Que faire pour défendre la roupie ? Enter, l’outil de la politique monétaire. La possibilité que le Key Rate (déjà à 4,5 %) augmente à nouveau n’est pas à écarter, étant en ligne avec la nouvelle politique monétaire de la Banque centrale et suivant l’objectif inflationniste de 3,5 % sur le moyen terme. Si un taux d’intérêt plus élevé et couvrant le risque de dépréciation de la roupie rend les investissements plus attrayants pour les investisseurs étrangers, cela aura un impact négatif sur les emprunteurs et la croissance, surtout suivant notre modèle économique basé sur la consommation.

En effet, la dépense de consommation finale des ménages et de l’État devrait augmenter pour atteindre Rs 492 milliards en 2022, contre Rs 432,1 milliards en 2021, et de Rs 451,3 milliards en 2019. Les dépenses de consommation des ménages sont estimées à hauteur de 71,3 % du PIB en 2022 et les taxes sur les produits devraient augmenter de 24,7 %, pour atteindre Rs 69 milliards contre 55,3 milliards en 2021, contribuant au passage au taux de croissance.

Or, une augmentation des taux d’intérêt a justement pour objectif de ralentir la consommation pour réduire l’inflation, impactant donc la croissance tirée par la consommation. Justement, la dernière édition de MCB Focus prévoit que la croissance devrait atteindre 5 % seulement cette année. Compte tenu du durcissement de la politique monétaire, il faudra bien que la croissance soit menée par la performance de nos autres secteurs.
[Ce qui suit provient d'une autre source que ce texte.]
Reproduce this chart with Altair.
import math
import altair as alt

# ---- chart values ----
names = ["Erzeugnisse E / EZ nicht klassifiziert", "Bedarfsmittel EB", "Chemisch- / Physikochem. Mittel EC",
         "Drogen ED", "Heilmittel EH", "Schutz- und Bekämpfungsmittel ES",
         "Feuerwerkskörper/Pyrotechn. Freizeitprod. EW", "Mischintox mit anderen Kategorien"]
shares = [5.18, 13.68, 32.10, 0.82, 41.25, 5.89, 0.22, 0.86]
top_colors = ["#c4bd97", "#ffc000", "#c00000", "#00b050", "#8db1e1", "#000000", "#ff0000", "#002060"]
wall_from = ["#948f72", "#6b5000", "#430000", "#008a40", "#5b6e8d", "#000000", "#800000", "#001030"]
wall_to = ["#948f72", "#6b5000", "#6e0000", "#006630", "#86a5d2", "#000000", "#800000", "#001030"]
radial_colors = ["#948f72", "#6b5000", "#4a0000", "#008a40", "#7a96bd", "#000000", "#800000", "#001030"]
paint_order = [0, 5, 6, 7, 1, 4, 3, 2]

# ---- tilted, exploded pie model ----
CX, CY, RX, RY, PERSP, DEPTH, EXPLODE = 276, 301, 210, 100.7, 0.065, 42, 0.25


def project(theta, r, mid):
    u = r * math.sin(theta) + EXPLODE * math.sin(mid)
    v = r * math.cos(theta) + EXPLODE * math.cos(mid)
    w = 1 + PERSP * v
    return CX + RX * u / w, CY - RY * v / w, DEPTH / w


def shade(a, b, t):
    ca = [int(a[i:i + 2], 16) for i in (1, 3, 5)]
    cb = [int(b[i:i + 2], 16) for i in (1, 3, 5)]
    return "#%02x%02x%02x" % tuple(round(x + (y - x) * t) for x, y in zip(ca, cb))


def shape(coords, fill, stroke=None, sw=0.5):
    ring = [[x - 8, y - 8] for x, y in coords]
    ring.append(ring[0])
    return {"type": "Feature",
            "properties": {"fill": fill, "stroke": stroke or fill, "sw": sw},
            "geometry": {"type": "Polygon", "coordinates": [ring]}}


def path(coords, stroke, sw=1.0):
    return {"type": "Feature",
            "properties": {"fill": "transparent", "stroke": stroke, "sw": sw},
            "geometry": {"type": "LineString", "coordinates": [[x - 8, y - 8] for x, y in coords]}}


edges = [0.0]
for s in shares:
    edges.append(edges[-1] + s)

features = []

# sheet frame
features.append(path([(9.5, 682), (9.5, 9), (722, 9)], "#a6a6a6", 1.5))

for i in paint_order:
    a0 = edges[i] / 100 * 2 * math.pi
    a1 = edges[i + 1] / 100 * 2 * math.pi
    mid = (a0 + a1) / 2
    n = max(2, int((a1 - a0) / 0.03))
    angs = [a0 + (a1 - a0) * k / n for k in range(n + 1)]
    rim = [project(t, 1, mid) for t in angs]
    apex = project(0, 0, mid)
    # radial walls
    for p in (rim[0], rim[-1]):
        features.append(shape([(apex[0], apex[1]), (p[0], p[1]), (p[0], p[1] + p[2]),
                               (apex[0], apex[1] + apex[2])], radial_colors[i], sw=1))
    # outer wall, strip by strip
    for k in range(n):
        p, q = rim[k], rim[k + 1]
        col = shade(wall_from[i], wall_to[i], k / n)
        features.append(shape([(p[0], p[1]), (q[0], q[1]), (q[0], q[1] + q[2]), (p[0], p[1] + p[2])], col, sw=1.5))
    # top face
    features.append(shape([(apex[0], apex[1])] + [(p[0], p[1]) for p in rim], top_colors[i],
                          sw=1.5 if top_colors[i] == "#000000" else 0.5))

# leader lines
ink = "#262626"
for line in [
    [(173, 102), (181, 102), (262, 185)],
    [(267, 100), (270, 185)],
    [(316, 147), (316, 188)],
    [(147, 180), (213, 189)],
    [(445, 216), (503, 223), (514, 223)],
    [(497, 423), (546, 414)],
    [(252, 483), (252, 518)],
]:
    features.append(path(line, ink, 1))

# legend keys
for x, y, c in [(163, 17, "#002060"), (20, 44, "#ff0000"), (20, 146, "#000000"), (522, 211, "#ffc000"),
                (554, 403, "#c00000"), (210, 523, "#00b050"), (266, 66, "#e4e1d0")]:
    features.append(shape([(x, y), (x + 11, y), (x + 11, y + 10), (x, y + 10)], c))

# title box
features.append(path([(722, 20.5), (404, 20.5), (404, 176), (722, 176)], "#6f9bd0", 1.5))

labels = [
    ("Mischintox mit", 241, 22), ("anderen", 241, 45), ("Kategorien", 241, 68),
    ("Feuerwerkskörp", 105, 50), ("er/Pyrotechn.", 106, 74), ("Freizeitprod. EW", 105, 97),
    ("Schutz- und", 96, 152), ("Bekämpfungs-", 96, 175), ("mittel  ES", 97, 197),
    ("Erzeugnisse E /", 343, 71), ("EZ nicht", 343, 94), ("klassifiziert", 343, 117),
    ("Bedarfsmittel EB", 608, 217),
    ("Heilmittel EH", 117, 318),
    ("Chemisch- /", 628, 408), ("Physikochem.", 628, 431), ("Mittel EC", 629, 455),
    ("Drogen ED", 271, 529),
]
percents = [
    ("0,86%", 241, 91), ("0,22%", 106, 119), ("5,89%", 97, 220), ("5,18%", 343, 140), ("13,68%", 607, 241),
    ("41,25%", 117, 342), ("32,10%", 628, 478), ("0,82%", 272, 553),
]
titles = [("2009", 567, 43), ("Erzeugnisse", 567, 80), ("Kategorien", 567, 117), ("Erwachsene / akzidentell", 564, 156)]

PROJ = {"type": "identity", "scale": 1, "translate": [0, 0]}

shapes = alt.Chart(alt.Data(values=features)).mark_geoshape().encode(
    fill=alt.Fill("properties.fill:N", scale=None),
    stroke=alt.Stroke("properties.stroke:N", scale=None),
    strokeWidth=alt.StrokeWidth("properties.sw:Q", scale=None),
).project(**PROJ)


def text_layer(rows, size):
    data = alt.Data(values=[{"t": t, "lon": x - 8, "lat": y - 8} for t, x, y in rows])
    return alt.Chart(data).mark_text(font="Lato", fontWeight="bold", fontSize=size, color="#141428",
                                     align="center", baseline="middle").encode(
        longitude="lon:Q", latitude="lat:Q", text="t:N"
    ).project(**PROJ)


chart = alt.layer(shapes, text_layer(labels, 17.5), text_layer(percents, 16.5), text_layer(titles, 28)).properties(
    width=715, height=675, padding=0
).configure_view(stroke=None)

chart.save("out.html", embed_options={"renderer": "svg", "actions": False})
Si le développement de nos autres secteurs reste une obligation, l’outil fiscal n’est pas à écarter, surtout si l’on parle de ciblage. Donc, une réforme structurelle ciblant les gros profits, comme l’a mentionné le ministre des Finances, Renganaden Padayachy, serait opportun.
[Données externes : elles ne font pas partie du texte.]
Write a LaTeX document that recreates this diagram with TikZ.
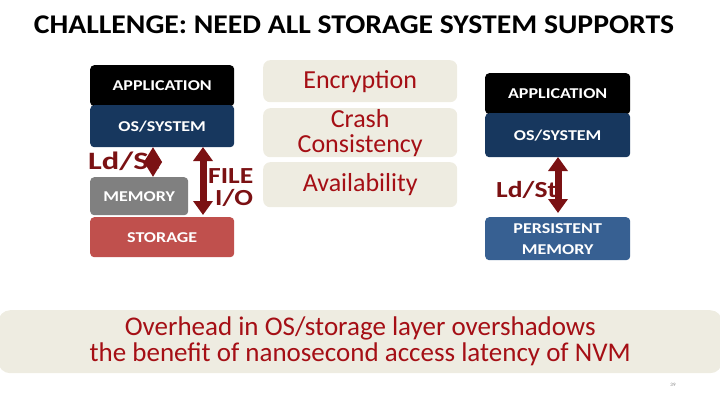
\documentclass[tikz,border=0pt]{standalone}
\usepackage{fontspec}
\setmainfont{Carlito}
\newfontfamily\widefont{Carlito}[FakeStretch=1.2]
\newfontfamily\widerfont{Carlito}[FakeStretch=1.3]
\newfontfamily\titlefont{Carlito}[FakeStretch=1.1]
\usetikzlibrary{arrows.meta}
\definecolor{appblk}{HTML}{000000}
\definecolor{osblue}{HTML}{17375E}
\definecolor{memgray}{HTML}{808080}
\definecolor{storred}{HTML}{C0504D}
\definecolor{pmblue}{HTML}{376092}
\definecolor{beige}{HTML}{EEECE1}
\definecolor{txtred}{HTML}{A50F15}
\definecolor{arrred}{HTML}{7B1113}
\tikzset{
  layer/.style={rounded corners=4pt, text=white, font=\widefont\bfseries\fontsize{15}{17}\selectfont, align=center, inner sep=0pt},
  feat/.style={rounded corners=7pt, fill=beige, text=txtred, font=\fontsize{26}{25}\selectfont, align=center, inner sep=0pt},
  lbl/.style={text=arrred, font=\widefont\bfseries\fontsize{23}{24}\selectfont, inner sep=0pt},
  dbl/.style={draw=arrred, line width=7pt, {Triangle[width=19pt,length=14pt]}-{Triangle[width=19pt,length=14pt]}},
}
\begin{document}
\begin{tikzpicture}[x=1pt,y=-1pt]
\useasboundingbox (0,0) rectangle (720,405);
% title
\node[font=\titlefont\bfseries\fontsize{27}{30}\selectfont, anchor=center] (title) at (354,25) {CHALLENGE: NEED ALL STORAGE SYSTEM SUPPORTS};
% left stack
\node[layer, fill=appblk, minimum width=144pt, minimum height=41pt, anchor=north west] (app1) at (90,65) {APPLICATION};
\node[layer, fill=osblue, minimum width=144pt, minimum height=42pt, anchor=north west] (os1) at (90,105) {OS/SYSTEM};
\node[layer, fill=memgray, minimum width=98pt, minimum height=38pt, anchor=north west] (mem1) at (90,177) {MEMORY};
\node[layer, fill=storred, minimum width=144pt, minimum height=40pt, anchor=north west] (sto1) at (90,217) {STORAGE};
\node[lbl, font=\widerfont\bfseries\fontsize{25}{26}\selectfont, anchor=west] (ldst1) at (88,161) {Ld/St};
\coordinate (a1t) at (153,147);
\coordinate (a1b) at (153,177);
\draw[dbl, {Triangle[width=17pt,length=15pt]}-{Triangle[width=17pt,length=15pt]}] (a1t) -- (a1b);
\coordinate (a2t) at (203,147);
\coordinate (a2b) at (203,215);
\draw[dbl] (a2t) -- (a2b);
\node[lbl, anchor=west] (file) at (208,176) {FILE};
\node[lbl, anchor=west] (io) at (215,198) {I/O};
% middle features
\node[feat, minimum width=194pt, minimum height=42pt, anchor=north west] (enc) at (263,60) {Encryption};
\node[feat, minimum width=194pt, minimum height=49pt, anchor=north west] (crash) at (263,108) {Crash\\Consistency};
\node[feat, minimum width=194pt, minimum height=45pt, anchor=north west] (avail) at (263,162) {Availability};
% right stack
\node[layer, fill=appblk, minimum width=145pt, minimum height=41pt, anchor=north west] (app2) at (485,73) {APPLICATION};
\node[layer, fill=osblue, minimum width=145pt, minimum height=44pt, anchor=north west] (os2) at (485,113) {OS/SYSTEM};
\node[layer, fill=pmblue, minimum width=145pt, minimum height=43pt, anchor=north west, font=\widefont\bfseries\fontsize{15}{21}\selectfont] (pm) at (485,217) {PERSISTENT\\MEMORY};
\node[lbl, anchor=west] (ldst2) at (496,190) {Ld/St};
\coordinate (a3t) at (558,157);
\coordinate (a3b) at (558,213);
\draw[dbl] (a3t) -- (a3b);
% bottom
\node[feat, minimum width=724pt, minimum height=63pt, anchor=north west, rounded corners=12pt, font=\fontsize{27}{26}\selectfont] (overhead) at (-2,310) {Overhead in OS/storage layer overshadows\\the benefit of nanosecond access latency of NVM};
\node[font=\fontsize{5}{6}\selectfont, text=gray] (pg) at (673,385) {39};
\end{tikzpicture}
\end{document}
Dans ce contexte, il ne faut pas oublier que les transferts de la Banque centrale au Trésor public a publié pendant la pandémie ont aussi servi à soutenir les entreprises du privé, ajoutant à l’excès de liquidité sur le marché, contribuant en retour à la présente situation inflationniste. Donc, pour le dire clairement, l’aide aux entreprises s’est finalement révélée être une taxe indirecte sur le consommateur à travers l’inflation.

À cela, l’expert financier Sameer Sharma apporte un éclairage important dans son article, «A New Deal». Selon lui, le secteur privé a reçu Rs 24 milliards de l’État à travers le Wage Assistance Scheme, programme financé par la dette publique et l’impression monétaire de la Banque centrale, et, jusqu’à présent, le secteur privé n’a remboursé que Rs 2,3 milliards. Le secteur du tourisme, qui affiche fièrement d’énormes profits, n’a restitué jusqu’à présent que Rs 80 millions. Il est intéressant de noter que les annonces de profits «historiques» dans certains cas par les entreprises privées font légion mais, pourtant, le remboursement à l’État se fait timide. Les entreprises multiplient les paiements de dividendes, mais ont du mal à retourner l’argent de l’État.

Par conséquent, si les réformes incluent évidemment une attention particulière à la productivité, à la compétitivité, à la main-d’œuvre, au développement de nouveaux secteurs productifs et à l’arrêt complet du gaspillage de fonds publics, ainsi qu’à la mise en place de projets d’infrastructures productives, entre autres, elles doivent également inclure la participation du secteur privé. Dans ce même élan, au fur et à mesure que d’autres secteurs pourvoyeurs de devises se développent, une taxe aux propriétaires terriens, applicable dépendant de la superficie du terrain et des revenus du propriétaire, ne devrait pas être écartée. Quant à la menace de taxer les gros bénéfices, est-ce que le ministre des Finances pourra agir face au lobbying ? Nous devrions bientôt y voir plus clair à l’approche du prochain exercice budgétaire.